Pyves Pyves - 1 year ago 141
C++ Question

Loop unrolling behaviour in GCC

This question is in part a follow up question to GCC 5.1 Loop unrolling.

According to the GCC documentation, and as stated in my answer to the above question, flags such as

-funroll-loops
turn on "complete loop peeling (i.e. complete removal of loops with a small constant number of iterations)". Therefore, when such a flag is enabled, the compiler can choose to unroll a loop if it determines that this would optimise the execution of a given piece of code.
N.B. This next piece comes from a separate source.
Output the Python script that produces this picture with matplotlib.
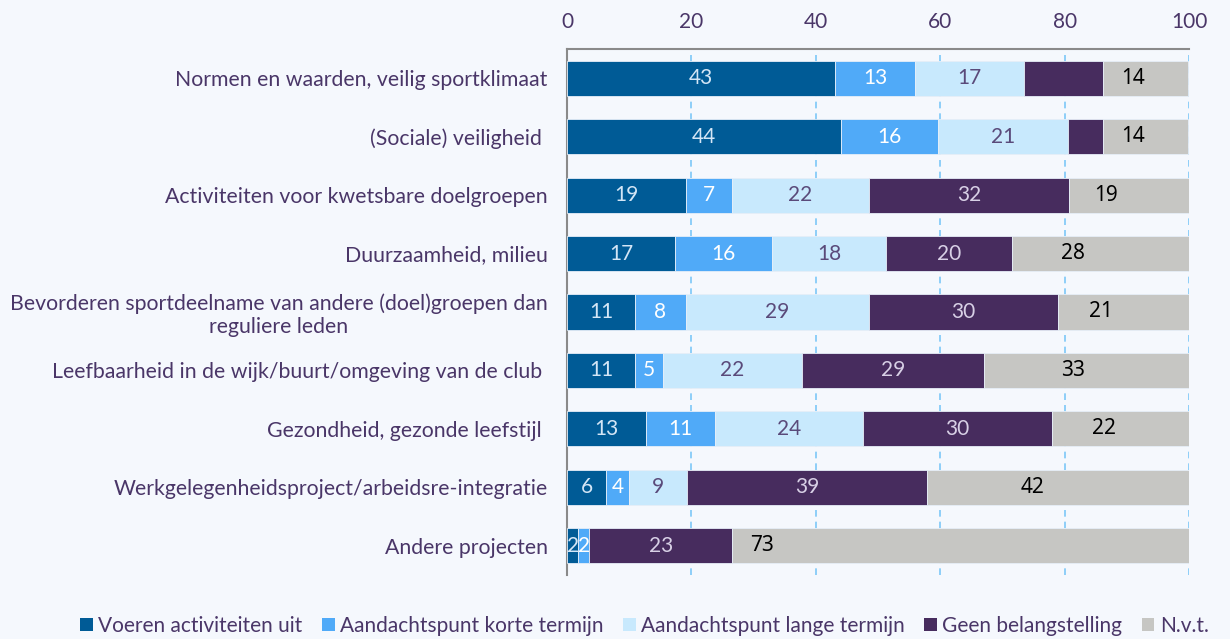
import matplotlib
matplotlib.use("Agg")
import matplotlib.pyplot as plt
from matplotlib.patches import Patch

categories = [
    "Normen en waarden, veilig sportklimaat",
    "(Sociale) veiligheid ",
    "Activiteiten voor kwetsbare doelgroepen",
    "Duurzaamheid, milieu",
    "Bevorderen sportdeelname van andere (doel)groepen dan\nreguliere leden",
    "Leefbaarheid in de wijk/buurt/omgeving van de club ",
    "Gezondheid, gezonde leefstijl ",
    "Werkgelegenheidsproject/arbeidsre-integratie",
    "Andere projecten",
]
series_names = ["Voeren activiteiten uit", "Aandachtspunt korte termijn",
                "Aandachtspunt lange termijn", "Geen belangstelling", "N.v.t."]
voeren = [43.1, 44.0, 19.1, 17.4, 10.9, 10.9, 12.7, 6.3, 1.8]
korte = [12.9, 15.6, 7.4, 15.6, 8.2, 4.6, 11.1, 3.7, 1.8]
lange = [17.4, 21.0, 22.0, 18.3, 29.4, 22.2, 23.8, 9.3, 0.0]
geen = [12.7, 5.5, 32.2, 20.3, 30.4, 29.4, 30.4, 38.6, 23.0]
nvt = [13.8, 13.8, 19.3, 28.5, 21.1, 33.0, 22.0, 42.3, 73.4]
# which value labels are shown for "Geen belangstelling"
geen_labeled = [False, False, True, True, True, True, True, True, True]
xticks = [0, 20, 40, 60, 80, 100]

# label placement of the N.v.t. values as drawn in the original (styling)
nvt_label_x = [91.0, 91.0, 86.7, 81.4, 85.9, 81.4, 86.3, 74.9, 31.3]

colors = ["#005b96", "#50aaf8", "#c8e9fd", "#472c5e", "#c6c6c3"]
label_colors = ["#d4e6f6", "#ffffff", "#5a4a7a", "#d8d0e6", "#000000"]
bg = "#f5f8fd"
txt = "#4a3668"
FS = 15.3

plt.rcParams['font.family'] = ['Lato', 'DejaVu Sans']

fig = plt.figure(figsize=(12.3, 6.39), dpi=100, facecolor=bg)
ax = fig.add_axes([0.461, 0.1002, 0.5057, 0.8231], facecolor=bg)

series = [voeren, korte, lange, geen, nvt]
y = list(range(len(categories)))
left = [0.0] * len(categories)
for si, vals in enumerate(series):
    ax.barh(y, vals, left=left, height=0.6, color=colors[si],
            edgecolor="#e6eef8", linewidth=0.6, zorder=3)
    for i, v in enumerate(vals):
        show = v > 0
        if si == 3 and not geen_labeled[i]:
            show = False
        if not show:
            continue
        if si == 4:
            ax.text(nvt_label_x[i], i, f"{round(v):d}", ha="center", va="center",
                    fontsize=15, color=label_colors[si], zorder=4,
                    family=["Noto Sans", "DejaVu Sans"])
        else:
            ax.text(left[i] + v / 2, i, f"{round(v):d}", ha="center", va="center",
                    fontsize=15, color=label_colors[si], zorder=4)
    left = [l + v for l, v in zip(left, vals)]

ax.set_xlim(0, 100)
ax.set_ylim(len(categories) - 0.5, -0.5)
ax.xaxis.tick_top()
ax.set_xticks(xticks)
ax.set_xticklabels([str(t) for t in xticks], fontsize=15, color=txt)
ax.tick_params(axis="x", length=0, pad=12)
ax.set_yticks(y)
ax.set_yticklabels(categories, fontsize=FS, color=txt, ha="right")
ax.tick_params(axis="y", length=0, pad=14)
for t in ax.get_yticklabels():
    t.set_multialignment("center")

ax.grid(axis="x", color="#7cc7f7", linestyle=(0, (4, 3)), linewidth=1.2, zorder=0)
ax.set_axisbelow(True)
for s in ["right", "bottom"]:
    ax.spines[s].set_visible(False)
for s in ["left", "top"]:
    ax.spines[s].set_color("#8a8a8a")
    ax.spines[s].set_linewidth(1.5)

handles = [Patch(facecolor=c, edgecolor="none") for c in colors]
fig.legend(handles, series_names, loc="center", bbox_to_anchor=(0.524, 0.02),
           ncol=5, frameon=False, fontsize=15, labelcolor=txt,
           handlelength=0.6, handleheight=0.6, handletextpad=0.25,
           columnspacing=0.95)

fig.savefig("out.png", dpi=100, facecolor=bg)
Nevertheless, I noticed in one of my projects that GCC would sometimes unroll loops even though the relevant flags were not enabled. For instance, consider the following simple piece of code:

int main(int argc, char **argv)
{
int k = 0;
for( k = 0; k < 5; ++k )
{
volatile int temp = k;
}
}


When compiling with
-O1
, the loop is unrolled and the following assembly code is generated with any modern version of GCC:

main:
movl $0, -4(%rsp)
movl $1, -4(%rsp)
movl $2, -4(%rsp)
movl $3, -4(%rsp)
movl $4, -4(%rsp)
movl $0, %eax
ret


Even when compiling with the additional
-fno-unroll-loops -fno-peel-loops
to make sure the flags are disabled, GCC unexpectedly still performs loop unrolling on the example described above.

This observation leads me to the following closely related questions. Why does GCC perform loop unrolling even though the flags corresponding to this behaviour are disabled? Is unrolling also controlled by other flags which can make the compiler unroll a loop in some cases even though
-funroll-loops
is disabled? Is there a way to completely disable loop unrolling in GCC (a part from compiling with
-O0
)?

Interestingly the Clang compiler has the expected behaviour here, and seems to only perform unrolling when
-funroll-loops
is enabled, and not in other cases.

Thanks in advance, any additional insights on this matter would be greatly appreciated!

Answer Source

Why does GCC perform loop unrolling even though the flags corresponding to this behaviour are disabled?

Think of it from a pragmatic view: what do you want when passing such flag to the compiler? No C++ developer will ask GCC to unroll or not unroll loops, just for the sake of having loops or not in assembly code, there is a goal. The goal with -fno-unroll-loops is, for example, to sacrifice a bit of speed in order to reduce the size of your binary, if you are developing an embedded software with limited storage. On the other hand, the goal with -funrool-loops is to tell the compiler that you do not care about the size of you binary, so it should not hesitate to unroll loops.

But that does not mean that the compiler will blindly unroll or not all your loops!

In your example, the reason is simple: the loop contains only one instruction - few bytes on any platforms - and the compiler knows that this is negligeable and will anyway take almost the same size as the assembly code needed for the loop (sub + mov + jne on x86-64).

This is why gcc 6.2, with -O3 -fno-unroll-loops turns this code:

int mul(int k, int j) 
{   
  for (int i = 0; i < 5; ++i)
    volatile int k = j;

  return k; 
}

... to the following assembly code:

 mul(int, int):
  mov    DWORD PTR [rsp-0x4],esi
  mov    eax,edi
  mov    DWORD PTR [rsp-0x4],esi
  mov    DWORD PTR [rsp-0x4],esi
  mov    DWORD PTR [rsp-0x4],esi
  mov    DWORD PTR [rsp-0x4],esi  
  ret    

It does not listen to you because it would (almost, depending on the architecture) not change the size of the binary but it is faster. However, if you increase a bit your loop counter...

int mul(int k, int j) 
{   
  for (int i = 0; i < 20; ++i)
    volatile int k = j;

  return k; 
}

... it follows your hint:

 mul(int, int):
  mov    eax,edi
  mov    edx,0x14
  nop    WORD PTR [rax+rax*1+0x0]
  sub    edx,0x1
  mov    DWORD PTR [rsp-0x4],esi
  jne    400520 <mul(int, int)+0x10>
  repz ret 

You will get the same behavior if you keep your loop counter at 5 but you add some code into the loop.

To sum up, think of all these optimization flags as a hint for the compiler, and from a pragmatic developer point of view. It is always a trade-off, and when you build a software, you never want to ask for all or no loop unrolling.

As a final note, another very similar example is the -f(no-)inline-functions flag. I am fighting every day the compiler to inline (or not!) some of my functions (with the inline keyword and __attribute__ ((noinline)) with GCC), and when I check the assembly code, I see that this smartass is still doing sometimes what it wants, when I want to inline a function that is definitely too long for its taste. And most of the time, it is the right thing to do and I am happy!